Two years after I wrote this answer, Rob Jeffries adds in a comment

Neutronisation threshold in Carbon nuclei is 13.9 MeV. This is reached by degenerate electrons at pressure of about $10^{19}$ GPa.

So I guessed the neutronization energy to within a factor of ten, but my pressure is kind of embarrassingly off.  But I explicitly made the assumption that the density of the diamond wouldn't change between ordinary conditions and the onset of neutron capture --- which of course isn't what happens.
In nature, the "overcoming" of electron degeneracy pressure occurs only in white dwarfs and degenerate stellar cores, where the density is as high as $10^7\rm\,g/cm^3$.
If you take my estimate $10^{10}\rm\,GPa$ above, increase the energy by a factor of ten, and decrease the volume per "atom" by a factor of $10^7$, you get within a factor of ten of RobJeffries's statement of the upper limit of electron degeneracy pressure in white dwarfs.
A: Degeneracy pressure is not "overcome" it is simply bypassed by electron capture (a.k.a. neutronisation or inverse beta decay).
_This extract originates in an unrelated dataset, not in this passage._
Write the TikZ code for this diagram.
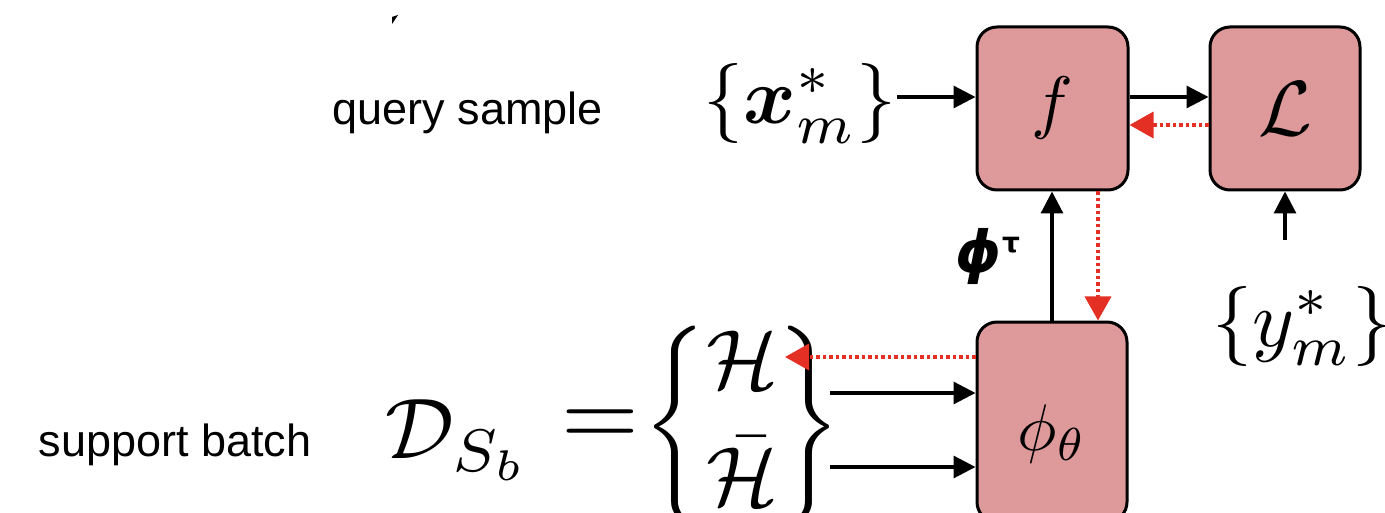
\documentclass[tikz,border=0pt]{standalone}
\usepackage{graphicx}
\usepackage{amsmath,bm}
\usepackage{fontspec}
\newfontfamily\arialf{Liberation Sans}
\newfontfamily\djvf{DejaVu Sans}
\usetikzlibrary{arrows.meta}
\definecolor{boxfill}{RGB}{222,154,154}
\definecolor{redarr}{RGB}{228,48,36}
\begin{document}
\begin{tikzpicture}[x=1pt,y=-1pt,
  blk/.style={rounded corners=20pt, draw=black, line width=3pt, fill=boxfill, inner sep=0},
  arr/.style={line width=3.2pt, -{Triangle[length=22pt,width=22pt]}},
  rarr/.style={redarr, line width=3.5pt, dash pattern=on 3.5pt off 3pt, -{Triangle[length=24pt,width=26pt]}},
  lbl/.style={font=\arialf\fontsize{45}{54}\selectfont, inner sep=0},
  mth/.style={inner sep=0}]
\useasboundingbox (0,0) rectangle (1385,513);
\clip (0,0) rectangle (1385,513);
% stray mark
\fill (392,17) -- (398,15) -- (392,24) -- cycle;
% boxes
\node[blk, minimum width=151pt, minimum height=163pt] (f) at (1052.5,108.5) {\scalebox{7}{$f$}};
\node[blk, minimum width=150pt, minimum height=163pt] (L) at (1285,108.5) {\scalebox{7.8}{$\mathcal{L}$}};
\node[blk, minimum width=150pt, minimum height=200pt] (phi) at (1052,422) {};
\node[mth] (phit) at (1052,434) {\scalebox{6.6}{$\phi_\theta$}};
% labels
\node[lbl] (qs) at (468,113) {query sample};
\node[lbl] (sb) at (175,445) {support batch};
\node[mth, anchor=east] (xm) at (897,104) {\scalebox{8}{$\{\bm{x}_m^*\}$}};
\node[mth] (ym) at (1302,326) {\scalebox{8}{$\{y_m^*\}$}};
\node[mth] (pt) at (988,256) {\djvf\fontsize{58}{60}\selectfont\bfseries\itshape ϕ\raisebox{20pt}{\upshape\fontsize{28}{30}\selectfont τ}};
\node[mth] (D) at (458,440) {\scalebox{8.6}{$\mathcal{D}_{S_b}$}};
\node[mth] (eq) at (600,428) {\scalebox{10}{$=$}};
\node[mth] (set) at (742,427) {\scalebox{8.4}{$\left\{\begin{matrix}\mathcal{H}\\[2pt] \bar{\mathcal{H}}\end{matrix}\right\}$}};
% connectors
\coordinate (ys) at (1285,240);
\coordinate (hr) at (785,357);
\coordinate (h1) at (830,393);
\coordinate (h2) at (830,467);
\draw[arr] (xm.east |- 0,97) -- (f.west |- 0,97);
\draw[arr] (f.east |- 0,97) -- (L.west |- 0,97);
\draw[rarr] (L.west |- 0,125) -- (f.east |- 0,125);
\draw[arr] (phi.north -| 1052,0) -- (f.south -| 1052,0);
\draw[rarr] (f.south -| 1098,0) -- (phi.north -| 1098,0);
\draw[arr] (ys) -- (L.south);
\draw[rarr] (phi.west |- hr) -- (hr);
\draw[arr] (h1) -- (phi.west |- h1);
\draw[arr] (h2) -- (phi.west |- h2);
\end{tikzpicture}
\end{document}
This happens when the density-dependent Fermi energy of the electrons reaches the threshold energy for the endothermic electron capture process.
$$ ^{12}_{6}\rm C  + e \rightarrow ^{12}_{5} \rm B + \nu_e $$
The threshold energy is 13.9 MeV. If you set the electron Fermi energy to be 13.9 MeV, assume totally ionised carbon and ideal degeneracy pressure, you can work out that the electrons are highly relativistic and the density of the material must reach $3.9 \times 10^{13}$ kg/m$^{3}$.
In terms of "how much energy" must be supplied to cause this, well that isn't a very well posed question. A better one is what pressure must be applied to squeeze the material to this density. This will be given by the expression for relativistic electron degeneracy pressure and is about $10^{28}$ Pa.